→ Task: Type out the complete listing below word for word, without its pictures.

___ Source material

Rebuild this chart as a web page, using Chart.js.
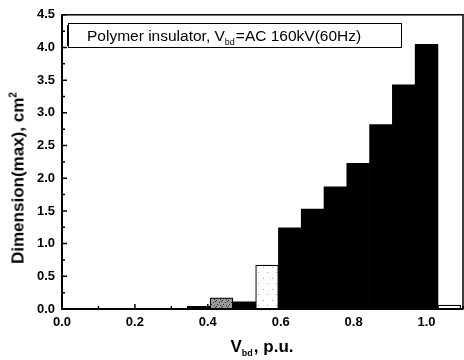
<!DOCTYPE html>
<html>
<head>
<meta charset="utf-8">
<script src="https://cdn.jsdelivr.net/npm/chart.js@4"></script>
<style>
  body { margin:0; background:#fff; }
  #wrap { position:relative; width:464px; height:360px; font-family:"Liberation Sans", Arial, sans-serif; }
  canvas { position:absolute; left:0; top:0; }
  .lbl { position:absolute; color:#000; white-space:nowrap; }
  #legend { left:68px; top:23px; width:334px; height:25px; border:1px solid #000; box-shadow:-3px 0 0 -2px #000; font-size:15.5px; line-height:23px; padding-left:18px; box-sizing:border-box; }
  #ytitle { left:18px; top:178px; transform:translate(-50%,-50%) rotate(-90deg); font-weight:bold; font-size:17px; }
  #xtitle { left:262px; top:347px; transform:translate(-50%,-50%); font-weight:bold; font-size:17px; }
  sub { font-size:9px; vertical-align:-4px; margin-right:1px; }
  sup { font-size:10px; vertical-align:7px; }
</style>
</head>
<body>
<div id="wrap">
  <canvas id="c" width="464" height="360"></canvas>
  <div class="lbl" id="legend">Polymer insulator, V<sub>bd</sub>=AC 160kV(60Hz)</div>
  <div class="lbl" id="ytitle">Dimension(max), cm<sup>2</sup></div>
  <div class="lbl" id="xtitle">V<sub>bd</sub>, p.u.</div>
</div>
<script>
// bin centres (p.u.) and max dimension (cm2)
const binCenters = [0.375, 0.4375, 0.5, 0.5625, 0.625, 0.6875, 0.75, 0.8125, 0.875, 0.9375, 1.0, 1.0625];
const dimension  = [0.04, 0.17, 0.11, 0.67, 1.24, 1.53, 1.87, 2.23, 2.82, 3.43, 4.05, 0.06];
const fillKind   = ['black', 'hatch', 'black', 'dots', 'black', 'black', 'black', 'black', 'black', 'black', 'black', 'white'];
const xTicks = [0.0, 0.2, 0.4, 0.6, 0.8, 1.0];
const yTicks = [0.0, 0.5, 1.0, 1.5, 2.0, 2.5, 3.0, 3.5, 4.0, 4.5];

function makePattern(kind) {
  const p = document.createElement('canvas');
  const g = p.getContext('2d');
  if (kind === 'hatch') {
    p.width = 6; p.height = 6;
    g.fillStyle = '#9a9a9a'; g.fillRect(0, 0, 6, 6);
    g.fillStyle = '#333';
    g.fillRect(0, 0, 1, 1); g.fillRect(3, 2, 1, 1); g.fillRect(1, 4, 1, 1); g.fillRect(4, 5, 1, 1); g.fillRect(5, 1, 1, 1);
  } else {
    p.width = 9; p.height = 11;
    g.fillStyle = '#fff'; g.fillRect(0, 0, 9, 11);
    g.fillStyle = '#aaa';
    g.fillRect(2, 3, 1, 1); g.fillRect(6, 8, 1, 1);
  }
  return document.getElementById('c').getContext('2d').createPattern(p, 'repeat');
}

const fills = { black: '#000', white: '#fff', hatch: makePattern('hatch'), dots: makePattern('dots') };

// frame + inward ticks
const frame = {
  id: 'frame',
  afterDraw(chart) {
    const { ctx, chartArea: a, scales } = chart;
    ctx.save();
    ctx.strokeStyle = '#000';
    ctx.lineWidth = 1.5;
    ctx.strokeRect(a.left, a.top, a.right - a.left, a.bottom - a.top);
    ctx.lineWidth = 2;
    ctx.beginPath();
    ctx.moveTo(a.left, a.top); ctx.lineTo(a.left, a.bottom); ctx.lineTo(a.right, a.bottom);
    ctx.stroke();
    ctx.lineWidth = 1.5;
    ctx.beginPath();
    yTicks.forEach(v => {
      const y = scales.y.getPixelForValue(v);
      ctx.moveTo(a.left, y); ctx.lineTo(a.left + 5, y);
      const ym = scales.y.getPixelForValue(v + 0.25);
      if (v < 4.5) { ctx.moveTo(a.left, ym); ctx.lineTo(a.left + 3, ym); }
    });
    xTicks.forEach(v => {
      const x = scales.x.getPixelForValue(v);
      ctx.moveTo(x, a.bottom); ctx.lineTo(x, a.bottom - 5);
      const xm = scales.x.getPixelForValue(v + 0.1);
      ctx.moveTo(xm, a.bottom); ctx.lineTo(xm, a.bottom - 3);
    });
    ctx.stroke();
    ctx.restore();
  }
};

const tickFont = { family: '"Liberation Sans", Arial, sans-serif', size: 13, weight: 'bold' };

new Chart(document.getElementById('c'), {
  type: 'bar',
  data: {
    datasets: [{
      data: binCenters.map((x, i) => ({ x, y: dimension[i] })),
      backgroundColor: fillKind.map(k => fills[k]),
      borderColor: '#000',
      borderWidth: fillKind.map(k => (k === 'black' ? 0 : 1.2)),
      barPercentage: 1,
      categoryPercentage: 1,
      grouped: false
    }]
  },
  options: {
    responsive: false,
    animation: false,
    layout: { padding: { top: 14, right: 1, left: 0, bottom: 0 } },
    plugins: { legend: { display: false }, tooltip: { enabled: false } },
    scales: {
      x: {
        type: 'linear',
        offset: false,
        min: 0, max: 1.1,
        afterFit: s => { s.height = 51; },
        grid: { display: false, drawTicks: false, offset: false },
        border: { display: false },
        ticks: {
          stepSize: 0.2, includeBounds: false, padding: 6,
          color: '#000', font: tickFont,
          callback: v => xTicks.includes(Math.round(v * 10) / 10) ? v.toFixed(1) : ''
        }
      },
      y: {
        min: 0, max: 4.5,
        afterFit: s => { s.width = 62; },
        grid: { display: false, drawTicks: false },
        border: { display: false },
        ticks: {
          stepSize: 0.5, padding: 7,
          color: '#000', font: tickFont,
          callback: v => v.toFixed(1)
        }
      }
    }
  },
  plugins: [frame]
});
</script>
</body>
</html>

______

→ The result:
Rebuild this chart as a web page, using Chart.js.
<!DOCTYPE html>
<html>
<head>
<meta charset="utf-8">
<script src="https://cdn.jsdelivr.net/npm/chart.js@4"></script>
<style>
  body { margin:0; background:#fff; }
  #wrap { position:relative; width:464px; height:360px; font-family:"Liberation Sans", Arial, sans-serif; }
  canvas { position:absolute; left:0; top:0; }
  .lbl { position:absolute; color:#000; white-space:nowrap; }
  #legend { left:68px; top:23px; width:334px; height:25px; border:1px solid #000; box-shadow:-3px 0 0 -2px #000; font-size:15.5px; line-height:23px; padding-left:18px; box-sizing:border-box; }
  #ytitle { left:18px; top:178px; transform:translate(-50%,-50%) rotate(-90deg); font-weight:bold; font-size:17px; }
  #xtitle { left:262px; top:347px; transform:translate(-50%,-50%); font-weight:bold; font-size:17px; }
  sub { font-size:9px; vertical-align:-4px; margin-right:1px; }
  sup { font-size:10px; vertical-align:7px; }
</style>
</head>
<body>
<div id="wrap">
  <canvas id="c" width="464" height="360"></canvas>
  <div class="lbl" id="legend">Polymer insulator, V<sub>bd</sub>=AC 160kV(60Hz)</div>
  <div class="lbl" id="ytitle">Dimension(max), cm<sup>2</sup></div>
  <div class="lbl" id="xtitle">V<sub>bd</sub>, p.u.</div>
</div>
<script>
// bin centres (p.u.) and max dimension (cm2)
const binCenters = [0.375, 0.4375, 0.5, 0.5625, 0.625, 0.6875, 0.75, 0.8125, 0.875, 0.9375, 1.0, 1.0625];
const dimension  = [0.04, 0.17, 0.11, 0.67, 1.24, 1.53, 1.87, 2.23, 2.82, 3.43, 4.05, 0.06];
const fillKind   = ['black', 'hatch', 'black', 'dots', 'black', 'black', 'black', 'black', 'black', 'black', 'black', 'white'];
const xTicks = [0.0, 0.2, 0.4, 0.6, 0.8, 1.0];
const yTicks = [0.0, 0.5, 1.0, 1.5, 2.0, 2.5, 3.0, 3.5, 4.0, 4.5];

function makePattern(kind) {
  const p = document.createElement('canvas');
  const g = p.getContext('2d');
  if (kind === 'hatch') {
    p.width = 6; p.height = 6;
    g.fillStyle = '#9a9a9a'; g.fillRect(0, 0, 6, 6);
    g.fillStyle = '#333';
    g.fillRect(0, 0, 1, 1); g.fillRect(3, 2, 1, 1); g.fillRect(1, 4, 1, 1); g.fillRect(4, 5, 1, 1); g.fillRect(5, 1, 1, 1);
  } else {
    p.width = 9; p.height = 11;
    g.fillStyle = '#fff'; g.fillRect(0, 0, 9, 11);
    g.fillStyle = '#aaa';
    g.fillRect(2, 3, 1, 1); g.fillRect(6, 8, 1, 1);
  }
  return document.getElementById('c').getContext('2d').createPattern(p, 'repeat');
}

const fills = { black: '#000', white: '#fff', hatch: makePattern('hatch'), dots: makePattern('dots') };

// frame + inward ticks
const frame = {
  id: 'frame',
  afterDraw(chart) {
    const { ctx, chartArea: a, scales } = chart;
    ctx.save();
    ctx.strokeStyle = '#000';
    ctx.lineWidth = 1.5;
    ctx.strokeRect(a.left, a.top, a.right - a.left, a.bottom - a.top);
    ctx.lineWidth = 2;
    ctx.beginPath();
    ctx.moveTo(a.left, a.top); ctx.lineTo(a.left, a.bottom); ctx.lineTo(a.right, a.bottom);
    ctx.stroke();
    ctx.lineWidth = 1.5;
    ctx.beginPath();
    yTicks.forEach(v => {
      const y = scales.y.getPixelForValue(v);
      ctx.moveTo(a.left, y); ctx.lineTo(a.left + 5, y);
      const ym = scales.y.getPixelForValue(v + 0.25);
      if (v < 4.5) { ctx.moveTo(a.left, ym); ctx.lineTo(a.left + 3, ym); }
    });
    xTicks.forEach(v => {
      const x = scales.x.getPixelForValue(v);
      ctx.moveTo(x, a.bottom); ctx.lineTo(x, a.bottom - 5);
      const xm = scales.x.getPixelForValue(v + 0.1);
      ctx.moveTo(xm, a.bottom); ctx.lineTo(xm, a.bottom - 3);
    });
    ctx.stroke();
    ctx.restore();
  }
};

const tickFont = { family: '"Liberation Sans", Arial, sans-serif', size: 13, weight: 'bold' };

new Chart(document.getElementById('c'), {
  type: 'bar',
  data: {
    datasets: [{
      data: binCenters.map((x, i) => ({ x, y: dimension[i] })),
      backgroundColor: fillKind.map(k => fills[k]),
      borderColor: '#000',
      borderWidth: fillKind.map(k => (k === 'black' ? 0 : 1.2)),
      barPercentage: 1,
      categoryPercentage: 1,
      grouped: false
    }]
  },
  options: {
    responsive: false,
    animation: false,
    layout: { padding: { top: 14, right: 1, left: 0, bottom: 0 } },
    plugins: { legend: { display: false }, tooltip: { enabled: false } },
    scales: {
      x: {
        type: 'linear',
        offset: false,
        min: 0, max: 1.1,
        afterFit: s => { s.height = 51; },
        grid: { display: false, drawTicks: false, offset: false },
        border: { display: false },
        ticks: {
          stepSize: 0.2, includeBounds: false, padding: 6,
          color: '#000', font: tickFont,
          callback: v => xTicks.includes(Math.round(v * 10) / 10) ? v.toFixed(1) : ''
        }
      },
      y: {
        min: 0, max: 4.5,
        afterFit: s => { s.width = 62; },
        grid: { display: false, drawTicks: false },
        border: { display: false },
        ticks: {
          stepSize: 0.5, padding: 7,
          color: '#000', font: tickFont,
          callback: v => v.toFixed(1)
        }
      }
    }
  },
  plugins: [frame]
});
</script>
</body>
</html>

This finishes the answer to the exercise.